Jérémie a dit : Elle passe des nuits à pleurer (Lm 1,2) et Isaïe dit : tu n'auras plus à pleurer, car il va te faire grâce à cause du cri que tu pousses (Is 30,19).
Jérémie a dit : Juda est exilée, soumise à l'oppression (Lm 1,3) ; mais Isaïe a dit : il rassemblera les bannis d’Israël (Is 11,12)...
Même quand Eikha Rabba ressasse jusqu’à la caricature les transgressions d’Israël, en fait, il les relativise. C’est le sens du rappel de la faute d’Adam, faute qui se termine elle aussi par un exil hors du Paradis. Finalement, n’est-ce pas le destin naturel de l’humanité de vivre hors du Paradis ? La vie est faite de fautes et de repentirs, c’est cela aussi l’Alliance. La chute du Temple ne saurait donc en marquer la fin. Tout comme la faute d’Adam ne marque pas le crépuscule de l’humanité mais son point de départ.
• Le juridisme d’Eikha Rabba.
Si la chute du Temple et l’Exil sont une sanction divine des fautes de Juda, l’énormité de cette sanction incite le midrash à se poser la question de sa proportionnalité. N’oublions pas que les maîtres du Midrash sont aussi les Docteurs du Talmud, habitués à penser en juristes. Le Midrash sur les Lamentations nous fait assister à des débats étonnants : ceux de juristes argumentant avec Dieu lui-même comme s’ils étaient au Prétoire. Ces débats semblent parfois puérils, mais ils sont toujours émouvants. Un exemple : Dans le Zohar sur les Lamentations, le midrash examine un autre crime “inexpiable” susceptible d’expliquer les malheurs d’Israël. Cette fois, il ne s’agit pas du meurtre de Zacharie, mais du rapt de Joseph. Voici la plaidoirie de nos juristes : Celui qui vole un homme...dit le Deutéronome, oui mais Joseph n’était pas encore un homme, c’était un enfant. Ce procédé peut paraître dérisoire, voire désespéré, il n’en est rien. Le midrash entend en rester au droit, or le droit reste un système formel. Il faut prendre les textes de loi à la lettre et utiliser toutes les ressources de la procédure.

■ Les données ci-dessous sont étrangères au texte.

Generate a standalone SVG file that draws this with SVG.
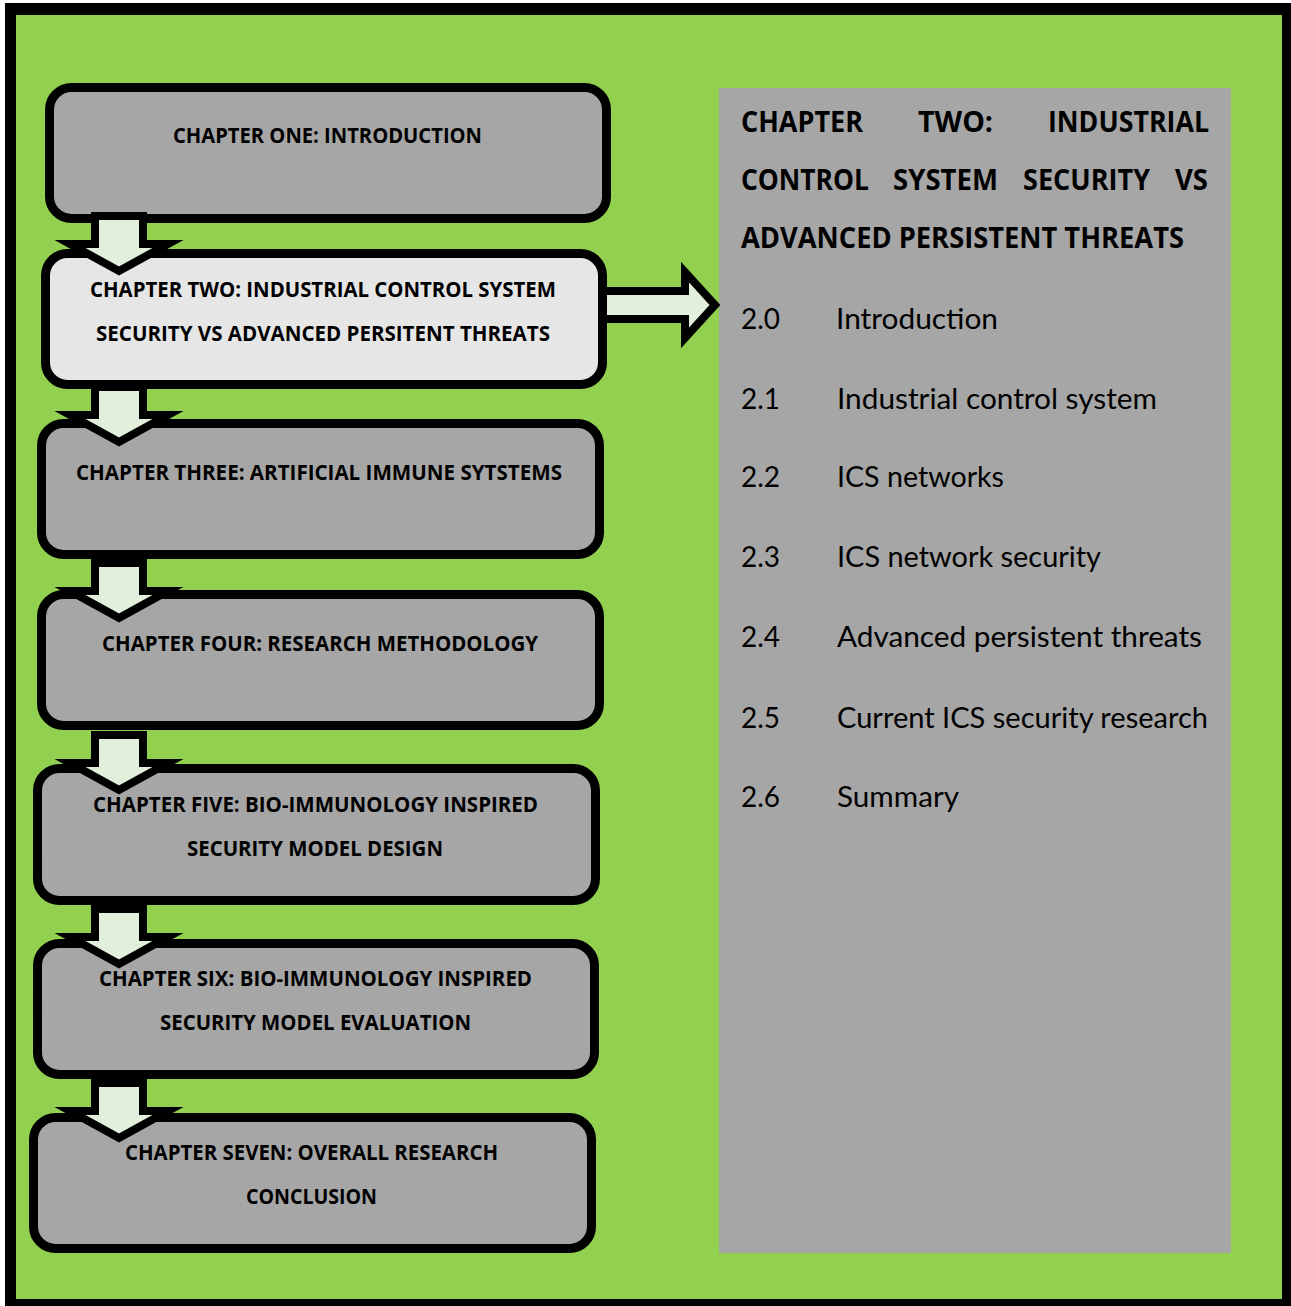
<svg xmlns="http://www.w3.org/2000/svg" width="1291" height="1306" viewBox="0 0 1291 1306">
  <style>
    .node { stroke: #000; stroke-width: 9; }
    .grey { fill: #A6A6A6; }
    .light { fill: #E6E6E6; }
    .lbl { font-family: "Open Sans", Lato, "Liberation Sans", sans-serif; font-weight: 700; font-size: 21px; fill: #000; }
    .head { font-family: "Open Sans", Lato, "Liberation Sans", sans-serif; font-weight: 700; font-size: 29px; fill: #000; }
    .item { font-family: Lato, "Open Sans", "Liberation Sans", sans-serif; font-weight: 400; font-size: 28px; fill: #000; }
    .arrow { fill: #E2EFDA; stroke: #000; stroke-width: 8; stroke-linejoin: miter; stroke-miterlimit: 10; }
  </style>
  <defs>
    <!-- block arrow pointing down; shaft top at y=0 -->
    <polygon id="down" points="95,0 143,0 143,28 168,28 119,55 70,28 95,28"/>
  </defs>

  <!-- page frame -->
  <rect x="0" y="0" width="1291" height="1306" fill="#FFFFFF"/>
  <rect x="5" y="3" width="1286" height="1303" fill="#000000"/>
  <rect x="16" y="15" width="1266" height="1284" fill="#92D050"/>

  <!-- chapter nodes -->
  <g id="ch1">
    <rect class="node grey" x="49.5" y="87.5" width="557" height="131" rx="22"/>
    <text class="lbl" x="173" y="143" textLength="309" lengthAdjust="spacingAndGlyphs">CHAPTER ONE: INTRODUCTION</text>
  </g>
  <g id="ch2">
    <rect class="node light" x="45.5" y="253.5" width="557" height="131" rx="22"/>
    <text class="lbl" x="90" y="297" textLength="466" lengthAdjust="spacingAndGlyphs">CHAPTER TWO: INDUSTRIAL CONTROL SYSTEM</text>
    <text class="lbl" x="96" y="341" textLength="454" lengthAdjust="spacingAndGlyphs">SECURITY VS  ADVANCED PERSITENT THREATS</text>
  </g>
  <g id="ch3">
    <rect class="node grey" x="41.5" y="423.5" width="558" height="131" rx="22"/>
    <text class="lbl" x="76" y="480" textLength="486" lengthAdjust="spacingAndGlyphs">CHAPTER THREE: ARTIFICIAL IMMUNE SYTSTEMS</text>
  </g>
  <g id="ch4">
    <rect class="node grey" x="41.5" y="594.5" width="558" height="131" rx="22"/>
    <text class="lbl" x="102" y="651" textLength="436" lengthAdjust="spacingAndGlyphs">CHAPTER FOUR: RESEARCH METHODOLOGY</text>
  </g>
  <g id="ch5">
    <rect class="node grey" x="37.5" y="768.5" width="558" height="132" rx="22"/>
    <text class="lbl" x="93" y="812" textLength="445" lengthAdjust="spacingAndGlyphs">CHAPTER FIVE: BIO-IMMUNOLOGY INSPIRED</text>
    <text class="lbl" x="187" y="856" textLength="256" lengthAdjust="spacingAndGlyphs">SECURITY MODEL DESIGN</text>
  </g>
  <g id="ch6">
    <rect class="node grey" x="37.5" y="943.5" width="557" height="131" rx="22"/>
    <text class="lbl" x="99" y="986" textLength="433" lengthAdjust="spacingAndGlyphs">CHAPTER SIX: BIO-IMMUNOLOGY INSPIRED</text>
    <text class="lbl" x="160" y="1030" textLength="311" lengthAdjust="spacingAndGlyphs">SECURITY MODEL EVALUATION</text>
  </g>
  <g id="ch7">
    <rect class="node grey" x="33.5" y="1117.5" width="558" height="131" rx="22"/>
    <text class="lbl" x="125" y="1160" textLength="373" lengthAdjust="spacingAndGlyphs">CHAPTER SEVEN: OVERALL RESEARCH</text>
    <text class="lbl" x="246" y="1204" textLength="131" lengthAdjust="spacingAndGlyphs">CONCLUSION</text>
  </g>

  <!-- chapter two contents panel -->
  <g id="contents">
    <rect x="719" y="88" width="512" height="1165" fill="#A6A6A6"/>
    <text class="head" x="741" y="132" textLength="122" lengthAdjust="spacingAndGlyphs">CHAPTER</text>
    <text class="head" x="918" y="132" textLength="75" lengthAdjust="spacingAndGlyphs">TWO:</text>
    <text class="head" x="1048" y="132" textLength="161" lengthAdjust="spacingAndGlyphs">INDUSTRIAL</text>
    <text class="head" x="741" y="190" textLength="128" lengthAdjust="spacingAndGlyphs">CONTROL</text>
    <text class="head" x="893" y="190" textLength="105" lengthAdjust="spacingAndGlyphs">SYSTEM</text>
    <text class="head" x="1023" y="190" textLength="127" lengthAdjust="spacingAndGlyphs">SECURITY</text>
    <text class="head" x="1175" y="190" textLength="33" lengthAdjust="spacingAndGlyphs">VS</text>
    <text class="head" x="741" y="248" textLength="443" lengthAdjust="spacingAndGlyphs">ADVANCED PERSISTENT THREATS</text>

    <text class="item" x="741" y="329" textLength="39" lengthAdjust="spacingAndGlyphs">2.0</text>
    <text class="item" x="836" y="329" textLength="162" lengthAdjust="spacingAndGlyphs">Introduction</text>
    <text class="item" x="741" y="409" textLength="39" lengthAdjust="spacingAndGlyphs">2.1</text>
    <text class="item" x="837" y="409" textLength="320" lengthAdjust="spacingAndGlyphs">Industrial control system</text>
    <text class="item" x="741" y="487" textLength="39" lengthAdjust="spacingAndGlyphs">2.2</text>
    <text class="item" x="837" y="487" textLength="167" lengthAdjust="spacingAndGlyphs">ICS networks</text>
    <text class="item" x="741" y="567" textLength="39" lengthAdjust="spacingAndGlyphs">2.3</text>
    <text class="item" x="837" y="567" textLength="264" lengthAdjust="spacingAndGlyphs">ICS network security</text>
    <text class="item" x="741" y="647" textLength="39" lengthAdjust="spacingAndGlyphs">2.4</text>
    <text class="item" x="837" y="647" textLength="365" lengthAdjust="spacingAndGlyphs">Advanced persistent threats</text>
    <text class="item" x="741" y="728" textLength="39" lengthAdjust="spacingAndGlyphs">2.5</text>
    <text class="item" x="837" y="728" textLength="371" lengthAdjust="spacingAndGlyphs">Current ICS security research</text>
    <text class="item" x="741" y="807" textLength="39" lengthAdjust="spacingAndGlyphs">2.6</text>
    <text class="item" x="837" y="807" textLength="122" lengthAdjust="spacingAndGlyphs">Summary</text>
  </g>

  <!-- connectors -->
  <g id="connectors">
    <use href="#down" class="arrow" transform="translate(0,216)"/>
    <use href="#down" class="arrow" transform="translate(0,387)"/>
    <use href="#down" class="arrow" transform="translate(0,563)"/>
    <use href="#down" class="arrow" transform="translate(0,735)"/>
    <use href="#down" class="arrow" transform="translate(0,909)"/>
    <use href="#down" class="arrow" transform="translate(0,1083)"/>
    <polygon class="arrow" points="603,291 685,291 685,272 715,305 685,338 685,319 603,319"/>
  </g>
</svg>
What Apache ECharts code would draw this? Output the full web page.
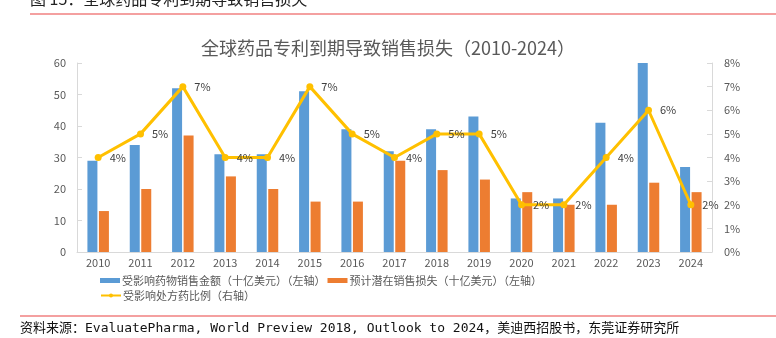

Qui sait si le Juge ne pourrait pas être attendri par les arguments désespérés de l’accusé. À défaut, il est possible aussi de contre-attaquer. Dans Eikha Rabba (Prologue 24) on voit Abraham demander à Dieu de citer à comparaître la Tora elle-même. Chaque lettre de l’alphabet est appelée à la barre, sommée de produire son accusation et contrainte de répondre aux arguments du Patriarche. Voilà une autre raison de la forme alphabétique de eikha. On mesure ici l’audace de Eikha Rabba. Puisqu’on en est aux questionnements (eikha: comment ?) le midrash vérifie si Dieu, l’auteur de la Loi, a bien respecté celle-ci. Dieu lui-même est donc soumis à la loi qu’il a pourtant créée.
La Loi elle-même est à son tour questionnée. L’argument est le suivant : qu’est-ce qu’une loi qui condamnerait le seul peuple qui l’applique, même imparfaitement ? Nous avons rencontré ce type d’argument dans Esther Rabba 8,7 : devant la menace d’anéantissement des Juifs, Esther demande un jeûne de trois jours. Mardochée objecte que l’un de ces jours tombe le premier jour de la Pâque, à quoi Esther rétorque que si Israël n’existe plus, les lois de la pâque n’auront plus d’utilité.
• L’argument de Rachel.
À la fin du long prologue 24, Rachel avance l’argument suivant : Moi, Rachel, j’ai introduit une rivale chez moi, dès lors comment Dieu peut-il invoquer comme cause de l’exil, l’idolâtrie d’Israël. Les idoles en effet sont des rivales de Dieu, mais, comme on le sait, elles ne sont rien. Et Dieu accepte cet argument. Nous devons en conclure que le midrash prend une certaine distance avec le discours biblique qui explique “tout simplement” l’exil et les souffrances d’Israël par ses fautes. Mais, loin d’être une consolation, ce point de vue ouvre dans la pensée une interrogation encore plus inquiétante : Israël souffrirait-t-il pour rien ?
Tout se passe comme si cette souffrance inutile était rapportée à un éloignement, une éclipse de Dieu ou peut-être manque-t-il un intercesseur ? Ce serait cette absence qui serait l’objet des Lamentations rituelles du 9 Ab, jour où l’on récite la megila eikha.